Dom Michael

Personal information
- Full name: Dominic Peter Michael
- Born: 8 October 1987 (age 38) Brisbane, Queensland, Australia
- Batting: Left-handed
- Bowling: Right-arm medium
- Role: All-rounder

International information
- National side: Samoa (2018–);
- T20I debut (cap 7): 8 July 2019 v PNG
- Last T20I: 15 September 2022 v Fiji

Domestic team information
- 2012/13–2012/14: Queensland
- 2013: Netherlands
- 2013/14: Brisbane Heat
- 2014/15–2015/16: Hobart Hurricanes
- 2014/15–2016/17: Tasmania

Career statistics
| Competition | T20I | FC | LA | T20 |
| Matches | 10 | 17 | 25 | 14 |
| Runs scored | 250 | 659 | 796 | 250 |
| Batting average | 31.25 | 20.59 | 49.75 | 20.83 |
| 100s/50s | 0/3 | 0/3 | 1/7 | 0/3 |
| Top score | 63* | 97 | 100 | 63* |
| Balls bowled | 62 | 282 | 108 | 62 |
| Wickets | 4 | 0 | 2 | 4 |
| Bowling average | 26.00 | – | 46.50 | 26.00 |
| 5 wickets in innings | 0 | – | 0 | 0 |
| 10 wickets in match | 0 | – | 0 | 0 |
| Best bowling | 2/37 | – | 1/13 | 2/37 |
| Catches/stumpings | 3/– | 4/- | 6/- | 3/– |

Medal record
Representing Samoa
Men's Cricket
Pacific Games
| Bronze medal – third place | 2019 Apia | Twenty20 International |
- Source: ESPN CricInfo, 2 July 2025

= Dom Michael =

Cricketer

Dominic Peter Michael (born 8 October 1987) is a Samoan-Australian cricketer. He has played international cricket for Samoa, and Australian domestic cricket for Tasmania and Queensland. He has also represented two Big Bash League franchises, the Brisbane Heat and the Hobart Hurricanes.

==Early life==
Michael was born in Brisbane to a Greek Cypriot father and a Samoan mother.

==Domestic career==
After appearances at under-19 and Futures League level, he made his senior debut for Queensland late in the 2012–13 season, playing two Sheffield Shield fixtures and one Ryobi One-Day Cup game. The holder of an EU passport through his father, Michael signed up as the Netherlands' overseas player for the 2013 Yorkshire Bank 40 tournament, an English domestic competition. He finished as the second leading run-scorer for the Netherlands, behind Wesley Barresi, and also found time to play three Second XI Championship matches for Kent.

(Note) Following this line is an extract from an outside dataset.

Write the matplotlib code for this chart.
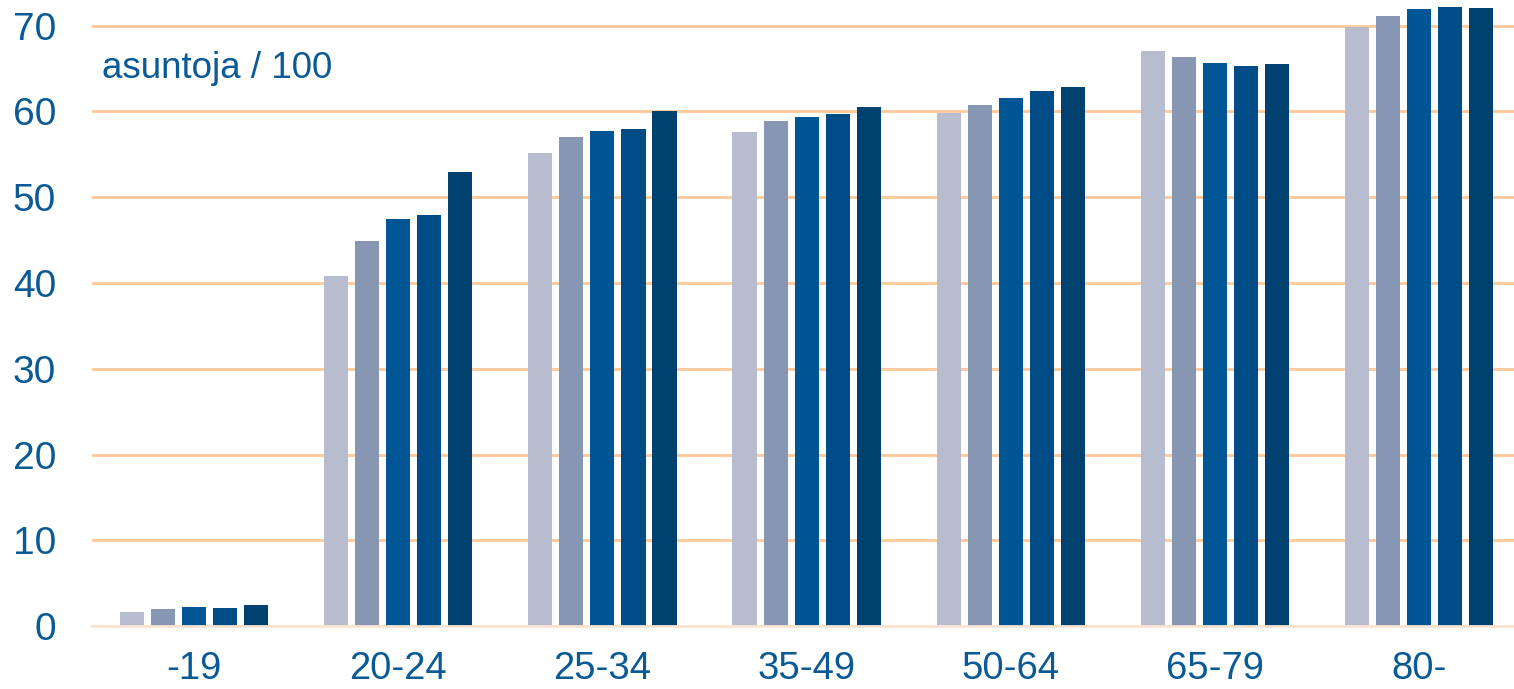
import numpy as np
import matplotlib
matplotlib.use("Agg")
import matplotlib.pyplot as plt

plt.rcParams['font.family'] = ['Liberation Sans', 'DejaVu Sans']

groups = ['-19', '20-24', '25-34', '35-49', '50-64', '65-79', '80-']
s1 = [1.6, 40.8, 55.2, 57.6, 59.8, 67.0, 69.9]
s2 = [2.0, 44.9, 57.0, 58.9, 60.7, 66.3, 71.1]
s3 = [2.2, 47.5, 57.7, 59.4, 61.6, 65.7, 71.9]
s4 = [2.1, 47.9, 58.0, 59.7, 62.4, 65.3, 72.2]
s5 = [2.45, 53.0, 60.0, 60.5, 62.9, 65.5, 72.1]
series = [s1, s2, s3, s4, s5]
colors = ["#B7BDCF", "#8797B3", "#005694", "#004C86", "#004170"]

txt_color = "#0A5A96"

fig = plt.figure(figsize=(15.14, 6.89), dpi=100)
ax = fig.add_axes([0.0608, 0.0914, 0.9392, 0.9086])

x = np.arange(len(groups))
pitch = 0.152
width = 0.118
for i, (vals, c) in enumerate(zip(series, colors)):
    ax.bar(x + (i - 2) * pitch, vals, width=width, color=c, zorder=3)

ax.set_ylim(0, 73)
ax.set_xlim(-0.5, 6.465)
ax.set_yticks(np.arange(0, 71, 10))
ax.set_xticks(x)
ax.set_xticklabels(groups)
ax.tick_params(axis='both', length=0, labelsize=28, labelcolor=txt_color)
ax.tick_params(axis='y', pad=26)
ax.tick_params(axis='x', pad=18, labelsize=27.5)

ax.grid(axis='y', color="#FFC899", linewidth=2, zorder=0)
for side in ['top', 'right', 'left']:
    ax.spines[side].set_visible(False)
ax.spines['bottom'].set_color("#FCE4D2")
ax.spines['bottom'].set_linewidth(2)
ax.spines['bottom'].set_zorder(4)

ax.text(0.007, 0.875, "asuntoja / 100", transform=ax.transAxes,
        fontsize=26.5, color=txt_color, va='baseline', ha='left')

fig.savefig("out.png", dpi=100)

Michael signed with the Brisbane Heat for the 2013–14 season, but his only match for the team came at the 2013 Champions League Twenty20 event in India, in which he scored a duck. He added another three Sheffield Shield matches for Queensland, but for the following season moved to Tasmania. Michael once again played only a single match for the state BBL franchise, the Hobart Hurricanes, but had more success in his Shield appearances for Tasmania. Against South Australia, he scored a maiden first-class half-century, 97 from 215 balls opening with Ed Cowan, which was followed by 52 against Victoria two matches later.

==International career==
He was in Samoa's squad for Group A of the 2018–19 ICC World Twenty20 East Asia-Pacific Qualifier tournament. In the final match of the tournament, against Fiji, he scored 100 not out from 62 balls, and was named the man of the match. He finished the tournament as the leading run-scorer for Samoa, with 225 runs in six matches.

In June 2019, he was selected to represent the Samoa cricket team in the men's tournament at the 2019 Pacific Games. He made his Twenty20 International (T20I) debut against Papua New Guinea, on 8 July 2019.